This austere little set of pages is mostly for my own use as I find myself exporting (from libraries or databases) dependency trees and the likes. Instead of writing something ad-hoc each time, this page allows me to quickly visualise and demonstrate.
As an example, below the query to export all dependencies between materialized views within an AWS Redshift
database:
select
parent || ',' || child as "csv"
from (
select
ref_schema || '.' || ref_name as parent,
"schema" || '.' || "name" as child
from pg_catalog.stv_mv_deps
order by 1,2
)
This would output some CSV-looking list that I can directly copy/paste in the visualisation input form of these pages. Below some links to various visualisations to plot such networks.
Visualisation options
In 3D.
The most fun, if not the most practical to demonstrate. But hey, it makes people smile.
Based on the 3d-force-graph
package, and the excellent series of examples around it. Itself making use of the now well-known three.js
and its WebGL rendering.
The drawing engine written in C
, Graphviz
, has now been compiled to WASM by the folks at HPCC Systems, making it usable in browsers.
Beware, expect old-school graphics.
My personal favourite to visualise multilevel dependency networks. According to the author of From Data to Viz:
Hierarchical edge bundling allows visualising adjacency relations between entities organized in a hierarchy. The idea is to bundle the adjacency edges together to decrease the clutter usually observed in complex networks.
Well said.
Following the Sugiyama method after the author of the original publication solving the layout optimization problem back in the days.
Graph built via Mermaid
(docs), a somewhat broader implementation of the DAG solution presented above defining its own syntax (generated in these pages from the provided data) and based on yet another rendering engine: dagre-d3
(now officially deprecated but still working well).

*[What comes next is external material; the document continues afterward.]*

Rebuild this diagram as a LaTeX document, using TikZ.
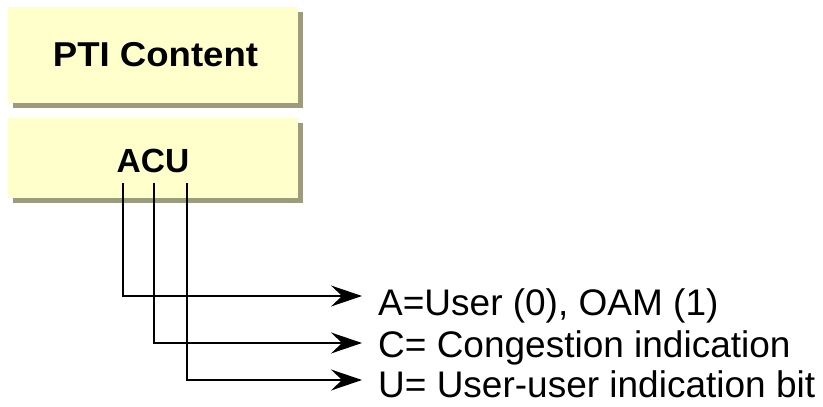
\documentclass[tikz,border=0pt]{standalone}
\usepackage{fontspec}
\setmainfont{Liberation Sans}
\usetikzlibrary{arrows.meta}
\definecolor{boxfill}{RGB}{255,255,204}
\definecolor{boxshadow}{RGB}{156,156,124}
\tikzset{
  conn/.style={line width=1.9pt, -{Stealth[length=31pt, width=21pt, inset=11pt]}},
  listtext/.style={anchor=base west, inner sep=0pt, font=\fontsize{37}{40}\selectfont},
  boxtext/.style={anchor=base, inner sep=0pt, font=\bfseries\fontsize{34.5}{38}\selectfont}
}
\begin{document}
\begin{tikzpicture}[x=1pt,y=-1pt]
\useasboundingbox (0,0) rectangle (823,407);
% shadows
\fill[boxshadow] (12.5,11.5) rectangle (302.5,107.5);
\fill[boxshadow] (12.5,122.5) rectangle (302.5,202.5);
% boxes
\fill[boxfill] (8,7) rectangle (298,103);
\fill[boxfill] (8,118) rectangle (298,198);
\node[boxtext] (pti) at (155.5,66) {\scalebox{1.06}[1]{PTI Content}};
\node[boxtext, font=\bfseries\fontsize{33.5}{36}\selectfont] (acu) at (153,172) {ACU};
% connector start points
\coordinate (a0) at (123,183);
\coordinate (c0) at (154,183);
\coordinate (u0) at (187,183);
\node[listtext] (ta) at (378,315) {A=User (0), OAM (1)};
\node[listtext] (tc) at (378,357) {C= Congestion indication};
\node[listtext] (tu) at (378,397) {U= User-user indication bit};
\coordinate (aend) at (362,296);
\coordinate (cend) at (362,343);
\coordinate (uend) at (362,380);
\draw[conn] (a0) |- (aend);
\draw[conn] (c0) |- (cend);
\draw[conn] (u0) |- (uend);
\end{tikzpicture}
\end{document}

Most of these litle tools accept data in the following formats: CSV in which each line carries a pair of parent,child
or child,parent
:
parent,child
parent,child
...
or JSON in which a list of children is provided for each parent, or a list of parents for each child:
{
parent: [
child,
child,
...
],
parent : [
...
],
...
}
Look for the buttons to precise which input format is provided to avoid swaping up the colour coding. And let's keep it consistent, no mixing between the formats in the same file.
Most of these representation colour parent link(s) / node(s) in blue, and child link(s) / node(s) in red.
Also available in this repo, some small Python
utils to extract information from SQL queries or convert tabular CSV content to the JSON input some of the visualisations expect. Run via:
$ make env
> python utils/csv_to_json.py <CSV FILE> # for instance
Again, this works for me and my current projects! No other claims nor guarantees.